A Better Word Than Utopia

Thank you to everyone who read and shared my poem for Sandy Hook. The amount of hits for that post far exceed any amount of traffic that I have ever received here before. Written quickly and from a place of stunned grief, I take that as a reminder that poetry is central to our human experience, and that we need it most at the extremes: at weddings, at funerals, and after tragedies like Sandy Hook. Except there are no tragedies “like” Sandy Hook: each of these shootings are painfully unique.

The poem also made me aware of a dangerous cynicism that had somehow become a default set of assumptions masquerading as realism. I have believed for some time–and without even being aware that I had decided to believe this–that the world was broken beyond any immediate repair. Life might one day reach some kind of qualified utopia, where every living human enjoyed the kind of happiness I am blessed with, but that would be hundreds if not thousands of years away.

And although I think I am mostly a kind person, most of the time; this cynicism permitted me a lack of urgency.

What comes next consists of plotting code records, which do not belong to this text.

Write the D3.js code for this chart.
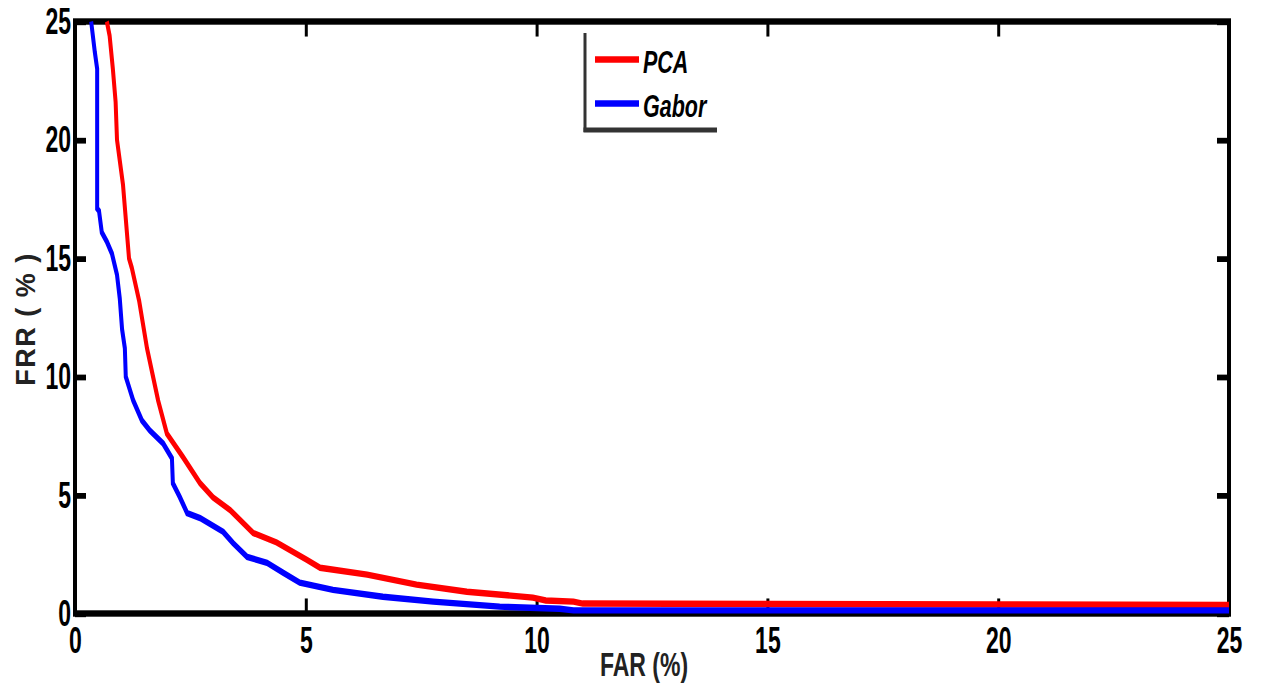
<!DOCTYPE html>
<html>
<head>
<meta charset="utf-8">
<script src="https://cdn.jsdelivr.net/npm/d3@7"></script>
<style>
    body { margin: 0; background: #fff; }
    text { font-family: "Liberation Sans", Arial, sans-serif; }
</style>
</head>
<body>
<div id="chart"></div>
<script>
// FAR (%) / FRR (%) pairs
const pcaFar = [0.69, 0.75, 0.82, 0.88, 0.91, 1.04, 1.17, 1.23, 1.39, 1.56, 1.80, 1.99, 2.34, 2.71, 2.99, 3.36, 3.86, 4.37, 5.02, 5.31, 6.33, 7.40, 8.49, 9.92, 10.2, 10.8, 11.0, 15, 20, 25];
const pcaFrr = [25, 24.4, 23, 21.6, 20, 18.1, 15, 14.6, 13.2, 11.2, 9.0, 7.6, 6.6, 5.5, 4.9, 4.37, 3.4, 3.0, 2.27, 1.93, 1.64, 1.22, 0.92, 0.67, 0.55, 0.5, 0.42, 0.4, 0.38, 0.36];

const gaborFar = [0.35, 0.43, 0.48, 0.48, 0.52, 0.58, 0.69, 0.80, 0.91, 0.97, 1.02, 1.08, 1.10, 1.26, 1.45, 1.62, 1.91, 2.10, 2.12, 2.27, 2.43, 2.71, 3.21, 3.42, 3.73, 4.16, 4.51, 4.87, 5.59, 6.67, 7.76, 9.2, 10.5, 10.8, 25];
const gaborFrr = [25, 23.7, 23, 17.1, 17.0, 16.1, 15.7, 15.2, 14.3, 13.3, 12.0, 11.2, 10, 9.0, 8.15, 7.73, 7.18, 6.55, 5.5, 4.92, 4.24, 4.03, 3.45, 2.98, 2.39, 2.14, 1.72, 1.3, 1.0, 0.71, 0.5, 0.29, 0.2, 0.13, 0.13];

const xTicks = [0, 5, 10, 15, 20, 25];
const yTicks = [0, 5, 10, 15, 20, 25];
const seriesNames = ["PCA", "Gabor"];
const seriesColors = ["#ff0000", "#0000ff"];

const series = [
    { name: seriesNames[0], color: seriesColors[0], pts: pcaFar.map((v, i) => [v, pcaFrr[i]]) },
    { name: seriesNames[1], color: seriesColors[1], pts: gaborFar.map((v, i) => [v, gaborFrr[i]]) }
];

const width = 1262, height = 691;
// the original figure looks stretched vertically, so the plot is drawn squeezed and scaled back up
const K = 1.6;

const svg = d3.select("#chart")
    .append("svg")
    .attr("width", width)
    .attr("height", height);

const g = svg.append("g")
    .attr("transform", `scale(1, ${K})`);

const xScale = d3.scaleLinear().domain([0, 25]).range([75, 1229]);
const yScale = d3.scaleLinear().domain([0, 25]).range([613.5 / K, 21.5 / K]);

// box
g.append("rect")
    .attr("x", xScale(0))
    .attr("y", yScale(25))
    .attr("width", xScale(25) - xScale(0))
    .attr("height", yScale(0) - yScale(25))
    .attr("fill", "none")
    .attr("stroke", "#000")
    .attr("stroke-width", 4);

const xAxis = g.append("g")
    .attr("transform", `translate(0, ${yScale(0)})`)
    .call(d3.axisBottom(xScale).tickValues(xTicks).tickSizeInner(-9.4).tickSizeOuter(0).tickPadding(8.5));

const xAxisTop = g.append("g")
    .attr("transform", `translate(0, ${yScale(25)})`)
    .call(d3.axisTop(xScale).tickValues(xTicks).tickSizeInner(-9.4).tickSizeOuter(0).tickFormat(() => ""));

const yAxis = g.append("g")
    .attr("transform", `translate(${xScale(0)}, 0)`)
    .call(d3.axisLeft(yScale).tickValues(yTicks).tickSizeInner(-11).tickSizeOuter(0).tickPadding(4));

const yAxisRight = g.append("g")
    .attr("transform", `translate(${xScale(25)}, 0)`)
    .call(d3.axisRight(yScale).tickValues(yTicks).tickSizeInner(-12).tickSizeOuter(0).tickFormat(() => ""));

[xAxis, xAxisTop, yAxis, yAxisRight].forEach(a => {
    a.select(".domain").remove();
    a.selectAll(".tick line").attr("stroke", "#000");
    a.selectAll("text")
        .attr("fill", "#000")
        .style("font-size", "23px")
        .style("font-weight", "bold")
        .style("font-family", "'Liberation Sans', Arial, sans-serif");
});
xAxis.selectAll(".tick line").attr("stroke-width", 3);
xAxisTop.selectAll(".tick line").attr("stroke-width", 3);
yAxis.selectAll(".tick line").attr("stroke-width", 3.6);
yAxisRight.selectAll(".tick line").attr("stroke-width", 3.6);

// curves
const line = d3.line()
    .x(d => xScale(d[0]))
    .y(d => yScale(d[1]));

g.selectAll(".curve")
    .data(series)
    .enter()
    .append("path")
    .attr("class", "curve")
    .attr("d", d => line(d.pts))
    .attr("fill", "none")
    .attr("stroke", d => d.color)
    .attr("stroke-width", 4)
    .attr("stroke-linejoin", "miter");

// axis titles (unscaled, each with its own stretch)
svg.append("text")
    .attr("transform", "translate(644, 676) scale(1, 1.42)")
    .attr("text-anchor", "middle")
    .style("font-size", "23px")
    .style("font-weight", "bold")
    .attr("fill", "#222")
    .text("FAR (%)");

svg.append("text")
    .attr("transform", "translate(35, 319) rotate(-90)")
    .attr("text-anchor", "middle")
    .style("font-size", "27px")
    .style("font-weight", "bold")
    .style("letter-spacing", "1.5px")
    .attr("fill", "#222")
    .text("FRR ( % )");

// legend
const legend = svg.append("g");

legend.append("line")
    .attr("x1", 585).attr("x2", 585)
    .attr("y1", 33).attr("y2", 132)
    .attr("stroke", "#333").attr("stroke-width", 3);

legend.append("line")
    .attr("x1", 583.5).attr("x2", 717)
    .attr("y1", 130).attr("y2", 130)
    .attr("stroke", "#333").attr("stroke-width", 5);

const item = legend.selectAll(".item")
    .data(series)
    .enter()
    .append("g")
    .attr("class", "item")
    .attr("transform", (d, i) => `translate(0, ${59.5 + i * 44})`);

item.append("line")
    .attr("x1", 595).attr("x2", 639)
    .attr("y1", 0).attr("y2", 0)
    .attr("stroke", d => d.color)
    .attr("stroke-width", 6.5);

item.append("text")
    .attr("transform", "translate(643, 13) scale(1, 1.45)")
    .style("font-size", "21.5px")
    .style("font-weight", "bold")
    .style("font-style", "italic")
    .attr("fill", "#000")
    .text(d => d.name);
</script>
</body>
</html>
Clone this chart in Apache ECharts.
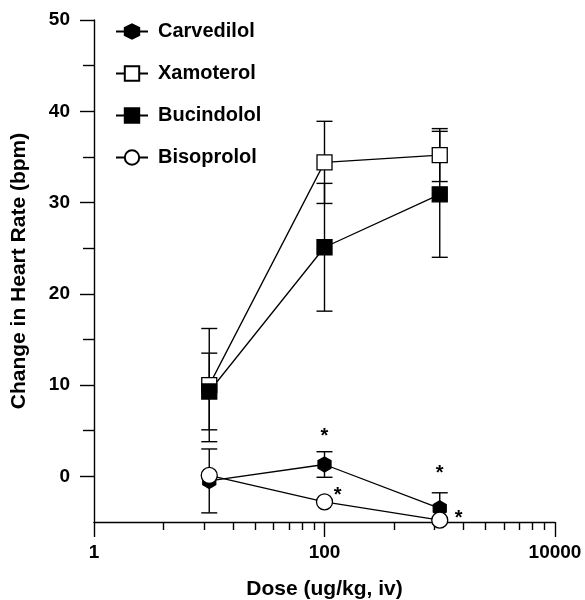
<!DOCTYPE html>
<html>
<head>
<meta charset="utf-8">
<script src="https://cdn.jsdelivr.net/npm/echarts@6/dist/echarts.min.js"></script>
<style>
  html, body { margin: 0; padding: 0; background: #fff; }
  #chart { width: 585px; height: 600px; }
</style>
</head>
<body>
<div id="chart"></div>
<script>
(function () {
  'use strict';

  // ── Data ──

  var doses = [10, 100, 1000];

  var carvedilol = [-0.5, 1.3, -3.5];
  var carvedilolErr = [3.5, 1.4, 1.7];

  var xamoterol = [10.0, 34.4, 35.2];
  var xamoterolErr = [6.2, 4.5, 2.9];

  var bucindolol = [9.3, 25.1, 30.9];
  var bucindololErr = [4.2, 7.0, 6.9];

  var bisoprolol = [0.1, -2.8, -4.8];
  var bisoprololErr = [0, 0, 0];

  // significance markers (*)
  var starX = [100, 130, 1000, 1460];
  var starY = [4.8, -1.7, 0.7, -4.2];

  // axis ticks
  var xMajorTicks = [1, 100, 10000];
  var xMinorTicks = [4, 9, 16, 25, 36, 49, 64, 81, 400, 900, 1600, 2500, 3600, 4900, 6400, 8100];
  var yMajorTicks = [0, 10, 20, 30, 40, 50];
  var yMinorTicks = [5, 15, 25, 35, 45];

  // ── Style ──

  var FONT = '"Liberation Sans", Arial, sans-serif';
  var INK = '#000';
  var HEXAGON = 'path://M0,-1L0.866,-0.5L0.866,0.5L0,1L-0.866,0.5L-0.866,-0.5Z';

  function pairs(xs, ys) {
    return xs.map(function (x, i) { return [x, ys[i]]; });
  }

  function lineSeries(name, values, symbol, fill, size, z) {
    return {
      name: name,
      type: 'line',
      data: pairs(doses, values),
      symbol: symbol,
      symbolSize: size,
      symbolKeepAspect: true,
      lineStyle: { color: INK, width: 1.3 },
      itemStyle: { color: fill, borderColor: INK, borderWidth: 1.3, opacity: 1 },
      emphasis: { disabled: true },
      z: z,
      animation: false
    };
  }

  function errorSeries(values, errs) {
    var data = doses.map(function (d, i) { return [d, values[i] - errs[i], values[i] + errs[i]]; })
      .filter(function (r) { return r[2] > r[1]; });
    return {
      type: 'custom',
      data: data,
      z: 1,
      silent: true,
      clip: true,
      animation: false,
      renderItem: function (params, api) {
        var lo = api.coord([api.value(0), api.value(1)]);
        var hi = api.coord([api.value(0), api.value(2)]);
        var cap = 8;
        var st = { stroke: INK, lineWidth: 1.4 };
        return {
          type: 'group',
          children: [
            { type: 'line', shape: { x1: lo[0], y1: lo[1], x2: hi[0], y2: hi[1] }, style: st },
            { type: 'line', shape: { x1: lo[0] - cap, y1: lo[1], x2: lo[0] + cap, y2: lo[1] }, style: st },
            { type: 'line', shape: { x1: hi[0] - cap, y1: hi[1], x2: hi[0] + cap, y2: hi[1] }, style: st }
          ]
        };
      }
    };
  }

  function logAxis(ticks, len, labels) {
    return {
      type: 'log',
      logBase: 10,
      min: 1,
      max: 10000,
      position: 'bottom',
      axisLine: { show: labels, onZero: false, lineStyle: { color: INK, width: 1.4 } },
      axisTick: { show: true, inside: false, length: len, customValues: ticks, lineStyle: { color: INK, width: 1.4 } },
      minorTick: { show: false },
      axisLabel: labels ? {
        show: true, customValues: ticks, margin: 21,
        color: INK, fontFamily: FONT, fontWeight: 'bold', fontSize: 19,
        formatter: function (v) { return String(Math.round(v)); }
      } : { show: false },
      splitLine: { show: false },
      name: labels ? 'Dose (ug/kg, iv)' : '',
      nameLocation: 'middle',
      nameGap: 57,
      nameTextStyle: { color: INK, fontFamily: FONT, fontWeight: 'bold', fontSize: 21 }
    };
  }

  function linAxis(ticks, len, labels) {
    return {
      type: 'value',
      min: -5,
      max: 50,
      interval: 5,
      position: 'left',
      axisLine: { show: labels, onZero: false, lineStyle: { color: INK, width: 1.4 } },
      axisTick: { show: true, length: len, customValues: ticks, lineStyle: { color: INK, width: 1.4 } },
      axisLabel: labels ? {
        show: true, customValues: ticks, margin: 24,
        color: INK, fontFamily: FONT, fontWeight: 'bold', fontSize: 19
      } : { show: false },
      splitLine: { show: false },
      name: labels ? 'Change in Heart Rate (bpm)' : '',
      nameLocation: 'middle',
      nameGap: 64,
      nameTextStyle: { color: INK, fontFamily: FONT, fontWeight: 'bold', fontSize: 21 }
    };
  }

  var chart = echarts.init(document.getElementById('chart'), null, { renderer: 'canvas' });

  chart.setOption({
    animation: false,
    backgroundColor: '#fff',
    grid: { left: 94, right: 30, top: 20, bottom: 78, containLabel: false, outerBoundsMode: 'none' },
    xAxis: [logAxis(xMajorTicks, 15, true), logAxis(xMinorTicks, 8, false)],
    yAxis: [linAxis(yMajorTicks, 14, true), linAxis(yMinorTicks, 11, false)],
    legend: {
      orient: 'vertical',
      left: 110,
      top: 16,
      itemWidth: 32,
      itemHeight: 18,
      itemGap: 21,
      textStyle: { color: INK, fontFamily: FONT, fontWeight: 'bold', fontSize: 20, lineHeight: 21, padding: [0, 0, 0, 5] },
      data: ['Carvedilol', 'Xamoterol', 'Bucindolol', 'Bisoprolol']
    },
    series: [
      errorSeries(carvedilol, carvedilolErr),
      errorSeries(xamoterol, xamoterolErr),
      errorSeries(bucindolol, bucindololErr),
      errorSeries(bisoprolol, bisoprololErr),
      lineSeries('Carvedilol', carvedilol, HEXAGON, INK, 15, 3),
      lineSeries('Xamoterol', xamoterol, 'rect', '#fff', 15, 4),
      lineSeries('Bucindolol', bucindolol, 'rect', INK, 15, 4),
      lineSeries('Bisoprolol', bisoprolol, 'circle', '#fff', 16, 5),
      {
        type: 'custom',
        data: pairs(starX, starY),
        z: 6,
        silent: true,
        clip: false,
        animation: false,
        renderItem: function (params, api) {
          var p = api.coord([api.value(0), api.value(1)]);
          return {
            type: 'text',
            x: p[0],
            y: p[1] + 4,
            style: {
              text: '*', fill: INK, font: 'bold 20px ' + FONT,
              align: 'center', verticalAlign: 'middle'
            }
          };
        }
      }
    ]
  });
})();
</script>
</body>
</html>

All I needed to do was leave the world a little better than how I found it.

Don’t get me wrong: even doing that much good requires constant effort. Those of us leading privileged lives are shielded from the negative consequences of our actions at every turn. One  strange by-product of free markets seems to be a freedom from having any awareness of where things come from or where they go.  To be aware, to swim against that tide, can take up most of the little free time we allow ourselves.

But it’s not enough. Its just not enough. The world is getting better–Steven Pinker’s The Better Angels of our Nature has convinced me of that–but that’s cold comfort to the millions in slavery, in pain, in hunger, exiled and imprisoned now. Justice deferred is justice denied.

Now, I wish I had a better word than utopia for our destination. Because just as my cynicism was dangerous, there is an equally fearful optimism that takes Great Leaps Forward and damn the soft human bodies trapped under the wheels of progress. Utopia is the wrong word, and I don’t have the right one.

I know what the new word feels like, because I live it most days: freedom of speech, of creative expression; freedom from want and fear; freedom from discrimination and oppression; the blessings of family, community and love; a sense of purpose and belonging; sick days and vacations, weddings and new nephews; life, liberty and the catch-and-release of happiness.

But what I don’t have is peace of mind, and I think that’s good. To quote Shanley’s nun, “maybe we’re not supposed to sleep well.”  I am not special or more deserving than the families of Sandy Hook now in deep mourning, nor the communities in Syria and Congo consumed in war. I am lucky, except this particular kind of luck–born a healthy straight white man on the east coast on America–is so far past the die-roll of luck that it might as well be a super-power, and, well, with great power comes great responsibility.

So if you’re still reading this long post, here is what I’ve been wondering:

What if that qualified utopia–a world where everyone enjoys their own unique variations of my blessings–was possible within my own lifetime?

How would I live differently, if that were true?

Even writing it, I feel like scolding myself for both naivete and self-importance.

But how would I live differently, if I could live to see such a world come to pass? If I could help bring it about?

I don’t know yet. But I do know it’s connected to the end of the poem:

After there are no words,
We must make new ones,
Words fashioned from the sounds
Children make when
They collide in bright-eyes and bruised-knees
On playgrounds,
Words that don’t wait
To make the world
What we say it is
When we say
This is what the world is
To children.

This post is an acknowledgement of a new beginning for me, and I hope to live up to the promise of it. I’m working on another post about gun violence, but I felt I needed to talk about this larger thing first.  More soon.